I see the word "Coating" in different questions (related to lenses and filters). What are Coating, Multi-Coating, and Nano-Coating?

  • \$\begingroup\$ Nanocoating in specific is covered here. \$\endgroup\$
    – mattdm
    Commented May 14, 2012 at 23:11
  • \$\begingroup\$ Also, tangentially (but importantly) related: What causes lens flare? \$\endgroup\$
    – mattdm
    Commented May 14, 2012 at 23:13
  • \$\begingroup\$ The 1/4-wavelength trap described in jrista's answer in mattdm's first link is a fairly complete (almost exhaustive, really) explanation of coating/multicoating (short of a complete explanation of superposition, which is really out of scope here). \$\endgroup\$
    – user2719
    Commented May 15, 2012 at 1:36

2 Answers 2


Coatings are just special chemical compounds that are applied to the surface of glass filters and lens elements in order to change their optical properties usually in order to reduce reflections and other unwanted effects, as well as repealing water and grease, and providing resistance to scratches.

  • 1
    \$\begingroup\$ what about multi-coating? what does multi mean here? \$\endgroup\$
    – K''
    Commented May 14, 2012 at 23:38
  • 1
    \$\begingroup\$ Multi is just more coatings, one over the other, with different material (different refractive index). Multiple layers allow for better cancellation of reflections more uniformly over the spectrum. \$\endgroup\$
    – Skaperen
    Commented May 15, 2012 at 5:22

This article from Roger Cicala gives a good overview:


Each interface between lens elements reflects light. It's not much, but because modern lenses are made up of many elements, the light that reaches the camera can be reduced dramatically.

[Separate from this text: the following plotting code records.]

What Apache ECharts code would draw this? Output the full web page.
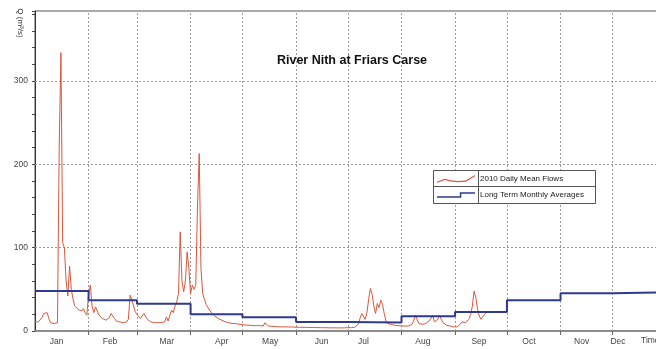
<!DOCTYPE html>
<html><head><meta charset="utf-8">
<script src="https://cdn.jsdelivr.net/npm/echarts@6/dist/echarts.min.js"></script>
<style>html,body{margin:0;padding:0;background:#fff}#c{width:656px;height:349px}</style>
</head><body><div id="c"></div>
<script>
// ---- data (day-of-year index from 1 Jan 2010) ----
var monthNames = ['Jan','Feb','Mar','Apr','May','Jun','Jul','Aug','Sep','Oct','Nov','Dec'];
var monthDays = [31,28,31,30,31,30,31,31,30,31,30,31];
var monthLabelDays = [12.5, 43.4, 76.2, 108, 136, 165.8, 190, 224.4, 256.8, 285.7, 316.2, 337.2];
var monthlyAverages = [48, 36.8, 32.8, 20, 16.4, 10.8, 10.2, 17.6, 22.8, 36.8, 45.2, 46.4];
var flowsJan = [11,11,11,12,16,21,23,22,15,10,9,9,9,10,220,334,106,100,60,42,78,50,38,30,32,26,28,24,27,22,19];
var flowsFeb = [45,55,30,22,29,24,19,17,15,14,13,13,16,21,20,15,12,11,11,10,10,10,11,14,43,38,30,23];
var flowsMar = [20,18,15,16,21,19,14,12,11,10,10,10,10,10,10,10,11,17,12,11,25,22,30,35,45,119,60,47,60,95,75];
var flowsApr = [45,55,50,55,150,213,75,45,38,32,28,25,22,20,18,17,15,14,13,12,11,11,10,10,9,9,9,8,8,8];
var flowsMay = [8,7.5,7,7,7,7,6.5,6.5,6.5,6.5,6.5,6,6,10,8,6,6,5.5,5.5,5.5,5.5,5,5,5,5,5,5,4.8,4.8,4.8,4.6];
var flowsJun = [4.5,4.5,4.5,4.4,4.4,4.4,4.3,4.3,4.2,4.2,4.2,4.1,4.1,4,4,4,4,3.9,3.9,3.9,3.8,3.8,3.8,3.8,3.7,3.7,3.7,3.7,3.8,4];
var flowsJul = [4,4,4,4,4.5,5,8,15,21,23,14,22,38,51,44,30,21,33,28,37,32,21,12,9,8,8,7,7,7,6.5,6.5];
var flowsAug = [6,6,6,6,6,7,8,12,19,14,9,8,8,8,9,9,12,15,19,11,10,14,19,14,10,8,7,6,6,5.5,5];
var flowsSep = [5,5,6,8,11,9,10,12,14,20,30,48,40,26,18,14,17,20,22];
var yTickLabels = [0,100,200,300];
var titleText = 'River Nith at Friars Carse';
var yName = 'Q (m³/s)';
var xName = 'Time';
var seriesNames = ['2010 Daily Mean Flows','Long Term Monthly Averages'];

// ---- build ----
var flows = [].concat(flowsJan,flowsFeb,flowsMar,flowsApr,flowsMay,flowsJun,flowsJul,flowsAug,flowsSep);
var monthStarts = [], acc = 0;
monthDays.forEach(function(d){ monthStarts.push(acc); acc += d; });
var yearEnd = acc;
var dailyData = flows.map(function(v,i){ return [i, v]; });
var stepData = monthStarts.map(function(s,i){ return [s, monthlyAverages[i]]; });
stepData.push([yearEnd, monthlyAverages[11]]);

var RED = '#d9583c', BLUE = '#2f3a8f';
var squiggleIcon = 'path://M0,8.2 L8,5 L14,6.6 L22,7.4 L30,6.8 L40,1 L40,2.4 L30.4,8 L22,8.6 L14,7.8 L8,6.2 L0,9.4 Z';
var stepIcon = 'path://M0,7 L24,7 L24,3 L40,3 L40,4.6 L25.6,4.6 L25.6,8.6 L0,8.6 Z';
var FONT = '"Liberation Sans", Arial, sans-serif';
var chart = echarts.init(document.getElementById('c'));
chart.setOption({
  animation:false,
  backgroundColor:'#fff',
  textStyle:{fontFamily:FONT},
  grid:{left:35, top:11, width:631, height:320, outerBoundsMode:'none', containLabel:false,
        show:true, borderColor:'#555', borderWidth:1, backgroundColor:'#fff'},
  xAxis:{
    type:'value', min:0, max:yearEnd,
    axisLine:{lineStyle:{color:'#8c8c8c', width:2}},
    axisTick:{show:true, customValues:monthStarts.slice(1), length:4, lineStyle:{color:'#666'}},
    axisLabel:{customValues:monthLabelDays, margin:6, fontSize:8.5, color:'#444', fontFamily:FONT,
      formatter:function(v){ var i = monthLabelDays.indexOf(v); return i>=0 ? monthNames[i] : ''; }},
    splitLine:{show:false}
  },
  yAxis:{
    type:'value', min:0, max:384, interval:20,
    axisLine:{show:true, lineStyle:{color:'#333', width:1}},
    axisTick:{show:true, length:3, lineStyle:{color:'#444'}},
    axisLabel:{fontSize:8.5, color:'#444', margin:7, fontFamily:FONT,
      formatter:function(v){ return yTickLabels.indexOf(v)>=0 ? String(v) : ''; }},
    splitLine:{show:false}
  },
  legend:{
    orient:'vertical', left:437, top:175, padding:0, itemWidth:38, itemHeight:10, itemGap:8, z:20,
    textStyle:{fontSize:8, color:'#222', fontFamily:FONT},
    data:[{name:seriesNames[0], icon:squiggleIcon}, {name:seriesNames[1], icon:stepIcon}]
  },
  graphic:[
    {type:'rect', z:15, shape:{x:433.5,y:170.5,width:162,height:33}, style:{fill:'#fff', stroke:'#555', lineWidth:1}},
    {type:'line', z:16, shape:{x1:433.5,y1:186.5,x2:595.5,y2:186.5}, style:{stroke:'#555', lineWidth:1}},
    {type:'line', z:16, shape:{x1:478.5,y1:170.5,x2:478.5,y2:203.5}, style:{stroke:'#555', lineWidth:1}},
    {type:'text', z:20, x:352, y:61, style:{text:titleText, fontSize:12.5, fontWeight:'bold', fill:'#111', align:'center', verticalAlign:'middle', fontFamily:FONT}},
    {type:'text', z:20, x:20, y:23, rotation:-Math.PI/2, style:{text:yName, fontSize:8, fill:'#333', align:'center', verticalAlign:'middle', fontFamily:FONT}},
    {type:'text', z:20, x:641, y:341, style:{text:xName, fontSize:8.5, fill:'#444', align:'left', verticalAlign:'middle', fontFamily:FONT}}
  ],
  series:[
    {name:seriesNames[0], type:'line', data:dailyData, symbol:'none', z:4,
     lineStyle:{color:RED, width:1}, itemStyle:{color:RED},
     markLine:{silent:true, symbol:'none', label:{show:false}, z:1,
       lineStyle:{color:'#9a9a9a', type:[2,2], width:1},
       data:[100,200,300].map(function(v){ return {yAxis:v}; })}
    },
    {name:seriesNames[1], type:'line', step:'end', data:stepData, symbol:'none', z:5,
     lineStyle:{color:BLUE, width:2}, itemStyle:{color:BLUE},
     markLine:{silent:true, symbol:'none', label:{show:false}, z:1,
       lineStyle:{color:'#9a9a9a', type:[2,2], width:1},
       data:monthStarts.slice(1).map(function(v){ return {xAxis:v}; })}
    }
  ]
});
</script></body></html>
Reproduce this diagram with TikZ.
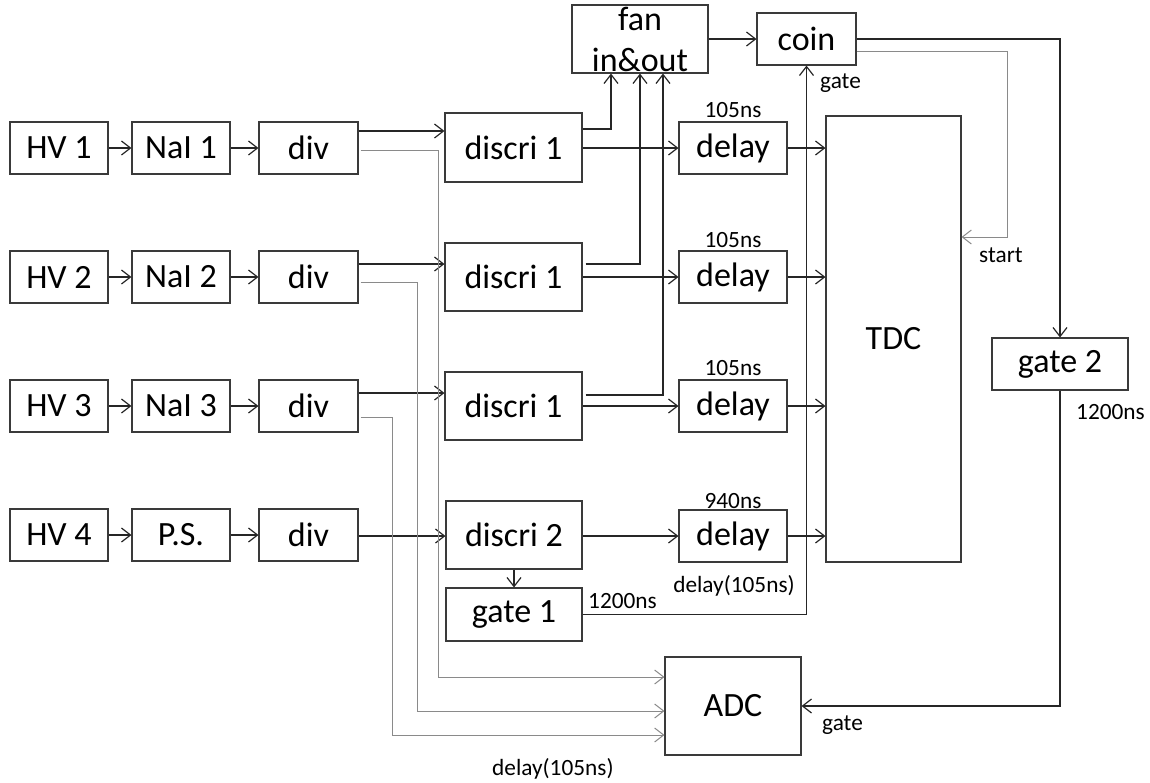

A coating on a lens element reduces the amount of reflected light. That means more light reaches the camera.


Light is made up of different wavelengths. Think rainbow. A coating can only work for a specific wavelength. To block a range of wavelengths multiple coatings are applied.


A coating that has physical features small enough that light is not reflected at all. (very basically speaking) This is because light of a certain wavelength can only "see" objects of certain sizes.